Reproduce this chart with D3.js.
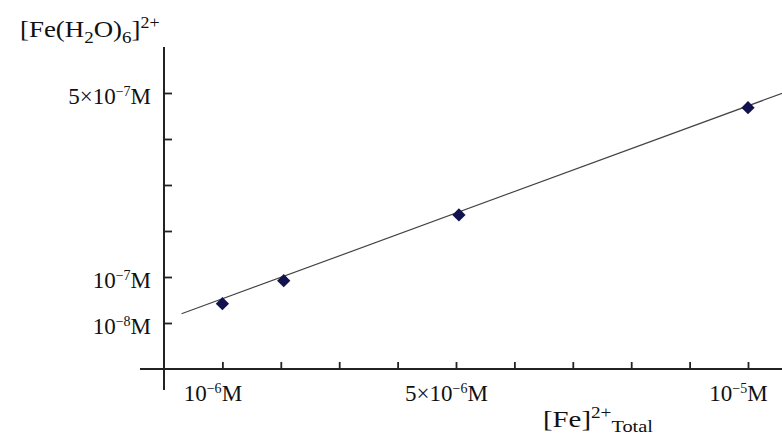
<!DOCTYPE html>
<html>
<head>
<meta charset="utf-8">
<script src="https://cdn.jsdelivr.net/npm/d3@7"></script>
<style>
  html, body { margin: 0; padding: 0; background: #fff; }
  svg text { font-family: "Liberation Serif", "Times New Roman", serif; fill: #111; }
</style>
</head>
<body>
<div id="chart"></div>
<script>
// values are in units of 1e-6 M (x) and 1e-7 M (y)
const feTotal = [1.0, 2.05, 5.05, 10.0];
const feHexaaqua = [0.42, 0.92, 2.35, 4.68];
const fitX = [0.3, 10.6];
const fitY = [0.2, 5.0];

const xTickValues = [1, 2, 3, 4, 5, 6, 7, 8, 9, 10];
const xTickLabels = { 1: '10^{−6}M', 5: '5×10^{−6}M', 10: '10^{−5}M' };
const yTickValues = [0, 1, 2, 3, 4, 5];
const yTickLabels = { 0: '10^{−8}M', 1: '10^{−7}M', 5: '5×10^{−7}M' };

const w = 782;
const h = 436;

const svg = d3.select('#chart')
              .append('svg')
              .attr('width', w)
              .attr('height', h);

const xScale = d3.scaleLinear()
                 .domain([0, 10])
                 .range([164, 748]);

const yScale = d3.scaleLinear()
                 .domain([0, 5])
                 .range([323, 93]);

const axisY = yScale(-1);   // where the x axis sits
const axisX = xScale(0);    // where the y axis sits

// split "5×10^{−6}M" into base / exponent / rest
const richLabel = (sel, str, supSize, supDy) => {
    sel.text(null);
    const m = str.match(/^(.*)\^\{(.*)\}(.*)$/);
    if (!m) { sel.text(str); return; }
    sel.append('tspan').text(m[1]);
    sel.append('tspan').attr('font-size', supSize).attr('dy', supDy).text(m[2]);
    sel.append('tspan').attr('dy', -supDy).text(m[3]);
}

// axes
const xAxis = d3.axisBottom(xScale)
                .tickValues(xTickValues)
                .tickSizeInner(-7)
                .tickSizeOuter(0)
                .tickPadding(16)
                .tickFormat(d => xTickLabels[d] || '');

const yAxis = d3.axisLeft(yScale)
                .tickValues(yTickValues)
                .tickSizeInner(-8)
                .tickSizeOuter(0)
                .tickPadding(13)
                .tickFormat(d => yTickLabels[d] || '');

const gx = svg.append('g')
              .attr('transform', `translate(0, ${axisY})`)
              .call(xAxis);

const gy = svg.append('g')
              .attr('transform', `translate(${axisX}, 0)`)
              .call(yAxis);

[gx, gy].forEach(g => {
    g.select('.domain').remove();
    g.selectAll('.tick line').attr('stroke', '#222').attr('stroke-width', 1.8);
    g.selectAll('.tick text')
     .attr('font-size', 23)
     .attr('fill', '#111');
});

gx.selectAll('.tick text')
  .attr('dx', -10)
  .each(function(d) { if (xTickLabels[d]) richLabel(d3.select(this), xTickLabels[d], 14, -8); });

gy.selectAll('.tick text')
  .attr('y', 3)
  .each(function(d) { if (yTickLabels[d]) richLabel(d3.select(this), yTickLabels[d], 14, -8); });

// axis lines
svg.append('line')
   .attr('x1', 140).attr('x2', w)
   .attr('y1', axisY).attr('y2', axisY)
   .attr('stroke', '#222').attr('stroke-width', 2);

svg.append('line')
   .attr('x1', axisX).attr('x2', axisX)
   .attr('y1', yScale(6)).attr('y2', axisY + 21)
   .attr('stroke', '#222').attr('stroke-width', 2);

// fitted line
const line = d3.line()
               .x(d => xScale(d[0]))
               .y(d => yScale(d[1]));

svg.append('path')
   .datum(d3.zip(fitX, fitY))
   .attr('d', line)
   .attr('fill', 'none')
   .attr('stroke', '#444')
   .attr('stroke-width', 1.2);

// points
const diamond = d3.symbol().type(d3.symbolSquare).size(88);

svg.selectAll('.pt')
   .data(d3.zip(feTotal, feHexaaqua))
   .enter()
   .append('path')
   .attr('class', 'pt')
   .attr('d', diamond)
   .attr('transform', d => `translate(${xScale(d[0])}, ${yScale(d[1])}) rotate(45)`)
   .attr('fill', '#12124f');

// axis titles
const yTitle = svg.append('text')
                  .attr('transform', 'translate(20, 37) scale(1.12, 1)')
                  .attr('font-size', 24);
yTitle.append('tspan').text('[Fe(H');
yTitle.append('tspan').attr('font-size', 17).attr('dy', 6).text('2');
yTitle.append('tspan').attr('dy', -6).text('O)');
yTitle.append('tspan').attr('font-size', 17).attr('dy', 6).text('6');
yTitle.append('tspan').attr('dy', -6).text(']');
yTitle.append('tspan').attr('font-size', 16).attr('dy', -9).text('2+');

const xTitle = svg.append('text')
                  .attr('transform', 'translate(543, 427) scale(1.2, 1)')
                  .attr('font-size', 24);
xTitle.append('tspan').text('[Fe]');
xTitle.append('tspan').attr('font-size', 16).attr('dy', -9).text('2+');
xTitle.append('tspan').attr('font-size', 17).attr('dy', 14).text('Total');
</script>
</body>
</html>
* * *
### OBJECTIVE
Go through the listing above and quote it exactly, apart from its images.

### EXERCISE RESULT
Reproduce this chart with D3.js.
<!DOCTYPE html>
<html>
<head>
<meta charset="utf-8">
<script src="https://cdn.jsdelivr.net/npm/d3@7"></script>
<style>
  html, body { margin: 0; padding: 0; background: #fff; }
  svg text { font-family: "Liberation Serif", "Times New Roman", serif; fill: #111; }
</style>
</head>
<body>
<div id="chart"></div>
<script>
// values are in units of 1e-6 M (x) and 1e-7 M (y)
const feTotal = [1.0, 2.05, 5.05, 10.0];
const feHexaaqua = [0.42, 0.92, 2.35, 4.68];
const fitX = [0.3, 10.6];
const fitY = [0.2, 5.0];

const xTickValues = [1, 2, 3, 4, 5, 6, 7, 8, 9, 10];
const xTickLabels = { 1: '10^{−6}M', 5: '5×10^{−6}M', 10: '10^{−5}M' };
const yTickValues = [0, 1, 2, 3, 4, 5];
const yTickLabels = { 0: '10^{−8}M', 1: '10^{−7}M', 5: '5×10^{−7}M' };

const w = 782;
const h = 436;

const svg = d3.select('#chart')
              .append('svg')
              .attr('width', w)
              .attr('height', h);

const xScale = d3.scaleLinear()
                 .domain([0, 10])
                 .range([164, 748]);

const yScale = d3.scaleLinear()
                 .domain([0, 5])
                 .range([323, 93]);

const axisY = yScale(-1);   // where the x axis sits
const axisX = xScale(0);    // where the y axis sits

// split "5×10^{−6}M" into base / exponent / rest
const richLabel = (sel, str, supSize, supDy) => {
    sel.text(null);
    const m = str.match(/^(.*)\^\{(.*)\}(.*)$/);
    if (!m) { sel.text(str); return; }
    sel.append('tspan').text(m[1]);
    sel.append('tspan').attr('font-size', supSize).attr('dy', supDy).text(m[2]);
    sel.append('tspan').attr('dy', -supDy).text(m[3]);
}

// axes
const xAxis = d3.axisBottom(xScale)
                .tickValues(xTickValues)
                .tickSizeInner(-7)
                .tickSizeOuter(0)
                .tickPadding(16)
                .tickFormat(d => xTickLabels[d] || '');

const yAxis = d3.axisLeft(yScale)
                .tickValues(yTickValues)
                .tickSizeInner(-8)
                .tickSizeOuter(0)
                .tickPadding(13)
                .tickFormat(d => yTickLabels[d] || '');

const gx = svg.append('g')
              .attr('transform', `translate(0, ${axisY})`)
              .call(xAxis);

const gy = svg.append('g')
              .attr('transform', `translate(${axisX}, 0)`)
              .call(yAxis);

[gx, gy].forEach(g => {
    g.select('.domain').remove();
    g.selectAll('.tick line').attr('stroke', '#222').attr('stroke-width', 1.8);
    g.selectAll('.tick text')
     .attr('font-size', 23)
     .attr('fill', '#111');
});

gx.selectAll('.tick text')
  .attr('dx', -10)
  .each(function(d) { if (xTickLabels[d]) richLabel(d3.select(this), xTickLabels[d], 14, -8); });

gy.selectAll('.tick text')
  .attr('y', 3)
  .each(function(d) { if (yTickLabels[d]) richLabel(d3.select(this), yTickLabels[d], 14, -8); });

// axis lines
svg.append('line')
   .attr('x1', 140).attr('x2', w)
   .attr('y1', axisY).attr('y2', axisY)
   .attr('stroke', '#222').attr('stroke-width', 2);

svg.append('line')
   .attr('x1', axisX).attr('x2', axisX)
   .attr('y1', yScale(6)).attr('y2', axisY + 21)
   .attr('stroke', '#222').attr('stroke-width', 2);

// fitted line
const line = d3.line()
               .x(d => xScale(d[0]))
               .y(d => yScale(d[1]));

svg.append('path')
   .datum(d3.zip(fitX, fitY))
   .attr('d', line)
   .attr('fill', 'none')
   .attr('stroke', '#444')
   .attr('stroke-width', 1.2);

// points
const diamond = d3.symbol().type(d3.symbolSquare).size(88);

svg.selectAll('.pt')
   .data(d3.zip(feTotal, feHexaaqua))
   .enter()
   .append('path')
   .attr('class', 'pt')
   .attr('d', diamond)
   .attr('transform', d => `translate(${xScale(d[0])}, ${yScale(d[1])}) rotate(45)`)
   .attr('fill', '#12124f');

// axis titles
const yTitle = svg.append('text')
                  .attr('transform', 'translate(20, 37) scale(1.12, 1)')
                  .attr('font-size', 24);
yTitle.append('tspan').text('[Fe(H');
yTitle.append('tspan').attr('font-size', 17).attr('dy', 6).text('2');
yTitle.append('tspan').attr('dy', -6).text('O)');
yTitle.append('tspan').attr('font-size', 17).attr('dy', 6).text('6');
yTitle.append('tspan').attr('dy', -6).text(']');
yTitle.append('tspan').attr('font-size', 16).attr('dy', -9).text('2+');

const xTitle = svg.append('text')
                  .attr('transform', 'translate(543, 427) scale(1.2, 1)')
                  .attr('font-size', 24);
xTitle.append('tspan').text('[Fe]');
xTitle.append('tspan').attr('font-size', 16).attr('dy', -9).text('2+');
xTitle.append('tspan').attr('font-size', 17).attr('dy', 14).text('Total');
</script>
</body>
</html>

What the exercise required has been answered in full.